The two satellites, each weighing just less than 1,500 pounds, are the first dual-spacecraft mission created to investigate this hazardous regions of near-Earth space, known as the radiation belts.

These two belts, named for their discoverer, James Van Allen, encircle the planet and are filled with highly charged particles. The belts are affected by solar storms and coronal mass ejections and sometimes swell dramatically. When this occurs, they can pose dangers to communications, GPS satellites and human spaceflight.
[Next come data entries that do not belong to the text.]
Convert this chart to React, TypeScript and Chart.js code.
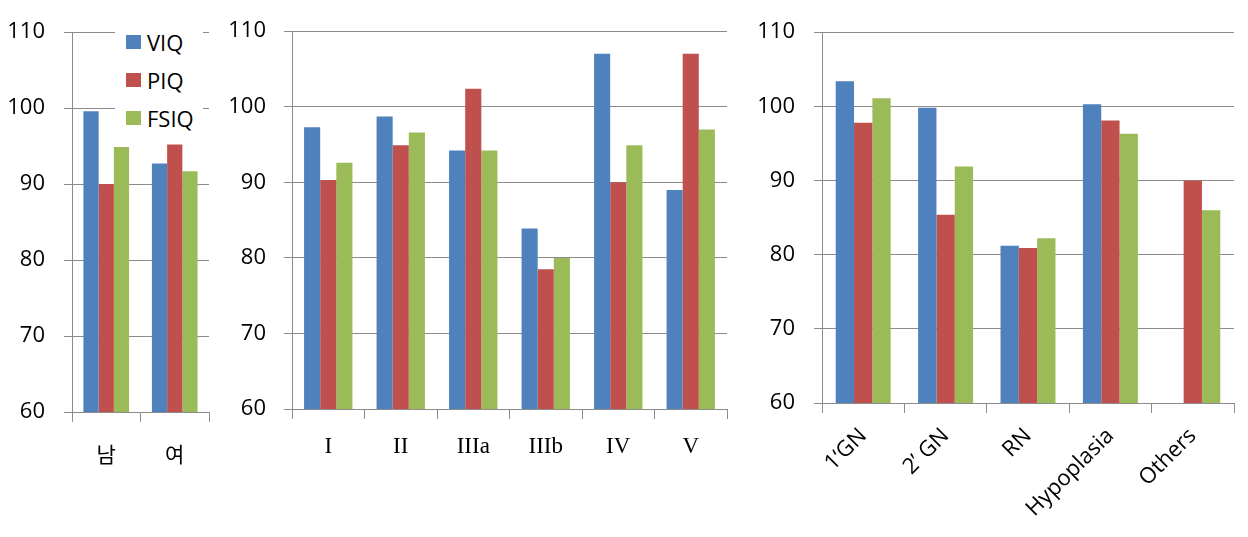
import React, { useEffect, useRef } from "react";
import { Chart, registerables } from "chart.js";
Chart.register(...registerables);

const seriesNames = ["VIQ", "PIQ", "FSIQ"];
const seriesColors = ["#4F81BD", "#C0504D", "#9BBB59"];

const sexLabels = ["남", "여"];
const sexVIQ = [99.6, 92.7];
const sexPIQ = [90.0, 95.2];
const sexFSIQ = [94.9, 91.7];

const gradeLabels = ["I", "II", "IIIa", "IIIb", "IV", "V"];
const gradeVIQ = [97.3, 98.7, 94.2, 83.9, 107.0, 89.0];
const gradePIQ = [90.3, 94.9, 102.4, 78.5, 90.0, 107.0];
const gradeFSIQ = [92.6, 96.6, 94.2, 80.0, 94.9, 97.0];

const causeLabels = ["1‘GN", "2’ GN", "RN", "Hypoplasia", "Others"];
const causeVIQ = [103.4, 99.8, 81.2, 100.3, null];
const causePIQ = [97.8, 85.4, 80.9, 98.1, 90.0];
const causeFSIQ = [101.1, 91.9, 82.2, 96.3, 86.0];

const yMin = 60;
const yMax = 110;
const yStep = 10;

const H = 537;
const GRID = "#8C8C8C";
const SANS = '"Open Sans", "Noto Sans CJK KR", sans-serif';
const CJK = '"Noto Sans CJK KR", "Open Sans", sans-serif';
const SERIF = '"Liberation Serif", "DejaVu Serif", serif';

type PanelProps = {
  left: number;
  width: number;
  yWidth: number;
  top: number;
  bottom: number;
  rightPad: number;
  labels: string[];
  values: (number | null)[][];
  xFontFamily: string;
  xFontSize: number;
  rotation: number;
  xPad: number;
  yPad: number;
};

function Panel(p: PanelProps) {
  const ref = useRef<HTMLCanvasElement | null>(null);
  useEffect(() => {
    if (!ref.current) return;
    const chart = new Chart(ref.current, {
      type: "bar",
      data: {
        labels: p.labels,
        datasets: p.values.map((v, i) => ({
          label: seriesNames[i],
          data: v,
          backgroundColor: seriesColors[i],
          borderWidth: 0,
          categoryPercentage: 0.667,
          barPercentage: 1.0,
        })),
      },
      options: {
        responsive: false,
        animation: false,
        devicePixelRatio: 1,
        layout: { padding: { top: p.top, right: p.rightPad, left: 0, bottom: 0 } },
        plugins: { legend: { display: false }, tooltip: { enabled: false } },
        scales: {
          x: {
            afterFit: (s: any) => {
              s.height = H - p.bottom;
            },
            grid: {
              drawOnChartArea: false,
              drawTicks: true,
              tickLength: 10,
              color: GRID,
              offset: true,
            },
            border: { display: true, color: GRID, width: 1 },
            ticks: {
              color: "#000",
              font: { family: p.xFontFamily, size: p.xFontSize },
              padding: p.xPad,
              autoSkip: false,
              minRotation: p.rotation,
              maxRotation: p.rotation,
            },
          },
          y: {
            min: yMin,
            max: yMax,
            afterFit: (s: any) => {
              s.width = p.yWidth;
            },
            grid: { color: GRID, tickLength: 8, lineWidth: 1 },
            border: { display: true, color: GRID, width: 1 },
            ticks: {
              stepSize: yStep,
              color: "#000",
              font: { family: SANS, size: 22 },
              padding: p.yPad,
            },
          },
        },
      },
    });
    return () => chart.destroy();
  }, []);
  return (
    <canvas
      ref={ref}
      width={p.width}
      height={H}
      style={{ position: "absolute", left: p.left, top: 0, width: p.width, height: H }}
    />
  );
}

function Legend() {
  const items = [24, 62, 100];
  return (
    <div
      style={{
        position: "absolute",
        left: 115,
        top: 18,
        width: 88,
        height: 118,
        background: "#fff",
      }}
    >
      {seriesNames.map((n, i) => (
        <div key={n}>
          <div
            style={{
              position: "absolute",
              left: 11,
              top: items[i] - 7,
              width: 15,
              height: 14,
              background: seriesColors[i],
            }}
          />
          <div
            style={{
              position: "absolute",
              left: 32,
              top: items[i] - 15,
              height: 30,
              lineHeight: "30px",
              fontFamily: SANS,
              fontSize: 22,
              color: "#000",
              whiteSpace: "nowrap",
            }}
          >
            {n}
          </div>
        </div>
      ))}
    </div>
  );
}

export default function App() {
  return (
    <div
      style={{
        position: "absolute",
        left: 0,
        top: 0,
        width: 1248,
        height: H,
        background: "#fff",
        overflow: "hidden",
      }}
    >
      <Panel
        left={0}
        width={225}
        yWidth={72}
        top={27}
        bottom={412}
        rightPad={16}
        labels={sexLabels}
        values={[sexVIQ, sexPIQ, sexFSIQ]}
        xFontFamily={CJK}
        xFontSize={21}
        rotation={0}
        xPad={19}
        yPad={19}
      />
      <Legend />
      <Panel
        left={225}
        width={515}
        yWidth={67}
        top={22}
        bottom={409}
        rightPad={13}
        labels={gradeLabels}
        values={[gradeVIQ, gradePIQ, gradeFSIQ]}
        xFontFamily={SERIF}
        xFontSize={23}
        rotation={0}
        xPad={14}
        yPad={18}
      />
      <Panel
        left={740}
        width={508}
        yWidth={82}
        top={23}
        bottom={403}
        rightPad={14}
        labels={causeLabels}
        values={[causeVIQ, causePIQ, causeFSIQ]}
        xFontFamily={SANS}
        xFontSize={22}
        rotation={45}
        xPad={10}
        yPad={19}
      />
    </div>
  );
}
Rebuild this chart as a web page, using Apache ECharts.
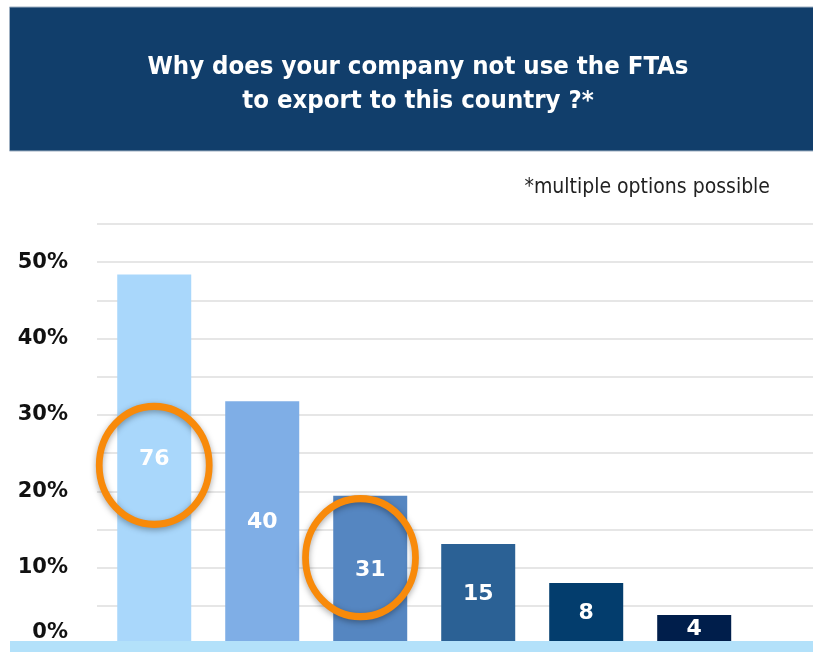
<!DOCTYPE html>
<html>
<head>
<meta charset="utf-8">
<script src="https://cdn.jsdelivr.net/npm/echarts@6/dist/echarts.min.js"></script>
<style>html,body{margin:0;padding:0;background:#fff}#c{width:813px;height:652px}</style>
</head>
<body>
<div id="c"></div>
<script>
// Data
var positions = [0, 1, 2, 3, 4, 5];
var percentages = [48.4, 31.8, 19.4, 13.1, 8.0, 3.8];
var counts = [76, 40, 31, 15, 8, 4];
var barColors = ['#A9D7FB', '#7FAEE6', '#5586C1', '#2B6195', '#033D6D', '#001E4B'];
var yTicks = [0, 10, 20, 30, 40, 50];
var highlighted = [{ index: 0, value: 23.4, dx: 0 }, { index: 2, value: 11.3, dx: -0.09 }];

var chart = echarts.init(document.getElementById('c'), null, { renderer: 'canvas' });

var barData = positions.map(function (p, i) {
  return { value: [p, percentages[i]], itemStyle: { color: barColors[i] } };
});

var option = {
  animation: false,
  backgroundColor: '#ffffff',
  graphic: [
    { type: 'rect', z: 0, shape: { x: 9.5, y: 7, width: 804, height: 144 },
      style: { fill: '#113E6B', stroke: '#9FB0C2', lineWidth: 1 } },
    { type: 'rect', z: 10, shape: { x: 10, y: 641, width: 803, height: 11 },
      style: { fill: '#B3E1FA' } }
  ],
  title: [
    { text: 'Why does your company not use the FTAs\nto export to this country ?*',
      left: 413, top: 45, textAlign: 'center', z: 20,
      textStyle: { color: '#ffffff', fontSize: 25.5, fontWeight: 'bold', lineHeight: 34,
        fontFamily: '"DejaVu Sans Condensed", "Liberation Sans Narrow", sans-serif' } },
    { text: '*multiple options possible', right: 38, top: 171,
      textStyle: { color: '#222222', fontSize: 21, fontWeight: 'normal', lineHeight: 24,
        fontFamily: '"DejaVu Sans Condensed", "Liberation Sans Narrow", sans-serif' } }
  ],
  grid: { left: 97, right: 0, top: 224, bottom: 8, containLabel: false },
  xAxis: {
    type: 'value', min: -0.53, max: 6.1,
    axisLine: { show: false }, axisTick: { show: false },
    axisLabel: { show: false }, splitLine: { show: false }
  },
  yAxis: {
    type: 'value', min: 0, max: 55, interval: 5,
    axisLine: { show: false }, axisTick: { show: false },
    splitLine: { show: true, lineStyle: { color: '#DEDEDE', width: 1.6 } },
    axisLabel: {
      margin: 29, color: '#111111', fontSize: 21, fontWeight: 'bold',
      fontFamily: '"DejaVu Sans", sans-serif',
      formatter: function (v) {
        if (yTicks.indexOf(v) < 0) return '';
        if (v === 0) return '{z|0%}';
        return v + '%';
      },
      rich: {
        z: { color: '#111111', fontSize: 21, fontWeight: 'bold',
          fontFamily: '"DejaVu Sans", sans-serif', padding: [0, 0, 22, 0] }
      }
    }
  },
  series: [{
    type: 'bar',
    data: barData,
    barWidth: 74,
    label: {
      show: true, position: 'inside', color: '#ffffff', fontSize: 22, fontWeight: 'bold',
      fontFamily: '"DejaVu Sans", sans-serif',
      formatter: function (p) { return String(counts[p.dataIndex]); }
    },
    markPoint: {
      symbol: 'circle',
      symbolSize: [110, 118],
      label: { show: false },
      itemStyle: { color: 'rgba(0,0,0,0)', borderColor: '#F88A0A', borderWidth: 7,
        shadowBlur: 6, shadowColor: 'rgba(0,0,0,0.35)', shadowOffsetY: 2 },
      data: highlighted.map(function (h) {
        return { coord: [positions[h.index] + h.dx, h.value] };
      })
    }
  }]
};
chart.setOption(option);
</script>
</body>
</html>
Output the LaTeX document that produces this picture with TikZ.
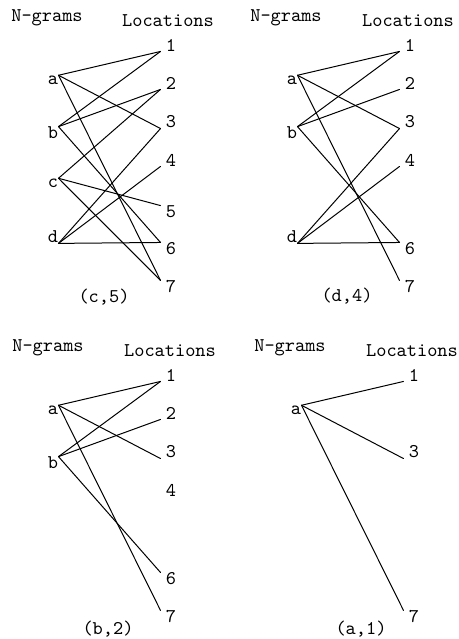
\documentclass[tikz,border=0pt]{standalone}
\tikzset{
	gram/.style={inner sep=0pt},
	loc/.style={inner xsep=2.5pt, inner ysep=0pt},
	edge/.style={line width=0.5pt}
}
\begin{document}
\begin{tikzpicture}[x=0.5pt, y=-0.5pt, font=\ttfamily\fontsize{9.7}{11}\selectfont, line join=round, line cap=round]
	\useasboundingbox (0,0) rectangle (459,639);
	% (c,5)
	\begin{scope}[name prefix=p1-]
		\node (ng) at (47,18) {N-grams};
		\node (lc) at (168,21) {Locations};
		\foreach \g/\y/\an in {a/80/north east, b/133/north east, c/183/north east, d/237/south east} {
			\node[gram] (\g) at (53,\y) {\g};
			\coordinate (\g o) at (\g.\an);
		}
		\foreach \n/\y/\an in {1/45/south west, 2/83/south west, 3/122/south west, 4/160/south west, 5/212/north west, 6/249/north west, 7/287/north west} {
			\node[loc] (l\n) at (171,\y) {\n};
			\coordinate (l\n i) at (l\n.\an);
		}
		\foreach \s/\t in {a/1, a/3, a/7, b/1, b/2, b/6, c/2, c/5, c/7, d/3, d/4, d/6}
			\draw[edge] (\s o) -- (l\t i);
		\node (cap) at (104,297) {(c,5)};
	\end{scope}
	% (d,4)
	\begin{scope}[shift={(239,0)}, name prefix=p2-]
		\node (ng) at (47,18) {N-grams};
		\node (lc) at (169,21) {Locations};
		\foreach \g/\y/\an in {a/80/north east, b/133/north east, d/237/south east} {
			\node[gram] (\g) at (53,\y) {\g};
			\coordinate (\g o) at (\g.\an);
		}
		\foreach \n/\y/\an in {1/45/south west, 2/83/south west, 3/122/south west, 4/160/south west, 6/249/north west, 7/287/north west} {
			\node[loc] (l\n) at (171,\y) {\n};
			\coordinate (l\n i) at (l\n.\an);
		}
		\foreach \s/\t in {a/1, a/3, a/7, b/1, b/2, b/6, d/3, d/4, d/6}
			\draw[edge] (\s o) -- (l\t i);
		\node (cap) at (108,296) {(d,4)};
	\end{scope}
	% (b,2)
	\begin{scope}[shift={(0,330)}, name prefix=p3-]
		\node (ng) at (48,18) {N-grams};
		\node (lc) at (170,21) {Locations};
		\foreach \g/\y/\an in {a/80/north east, b/133/north east} {
			\node[gram] (\g) at (53,\y) {\g};
			\coordinate (\g o) at (\g.\an);
		}
		\foreach \n/\y/\an in {1/45/south west, 2/83/south west, 3/122/south west, 4/160/south west, 6/249/north west, 7/287/north west} {
			\node[loc] (l\n) at (171,\y) {\n};
			\coordinate (l\n i) at (l\n.\an);
		}
		\foreach \s/\t in {a/1, a/3, a/7, b/1, b/2, b/6}
			\draw[edge] (\s o) -- (l\t i);
		\node (cap) at (108,299) {(b,2)};
	\end{scope}
	% (a,1)
	\begin{scope}[shift={(243,330)}, name prefix=p4-]
		\node (ng) at (47,18) {N-grams};
		\node (lc) at (169,21) {Locations};
		\node[gram] (a) at (53,80) {a};
		\coordinate (ao) at (a.north east);
		\foreach \n/\y/\an in {1/45/south west, 3/122/south west, 7/287/north west} {
			\node[loc] (l\n) at (171,\y) {\n};
			\coordinate (l\n i) at (l\n.\an);
		}
		\foreach \t in {1, 3, 7}
			\draw[edge] (ao) -- (l\t i);
		\node (cap) at (118,299) {(a,1)};
	\end{scope}
\end{tikzpicture}
\end{document}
"We have never before sent such comprehensive and high-quality instruments to study high radiation regions of space," said Barry Mauk, RBSP project scientist at Johns Hopkins University. "RBSP was crafted to help us learn more about, and ultimately predict, the response of the radiation belts to solar inputs."

The hardy RBSP satellites will spend the next two years looping through every part of both Van Allen belts. By having two spacecraft in different regions of the belts at the same time, scientists finally will be able to gather data from within the belts themselves, learning how they change over space and time.

Designers fortified RBSP with special protective plating and rugged electronics to operate and survive within this punishing region of space, which other spacecraft avoid. In addition, a space weather broadcaster will transmit selected data from those instruments around the clock, giving researchers a check on current conditions near Earth.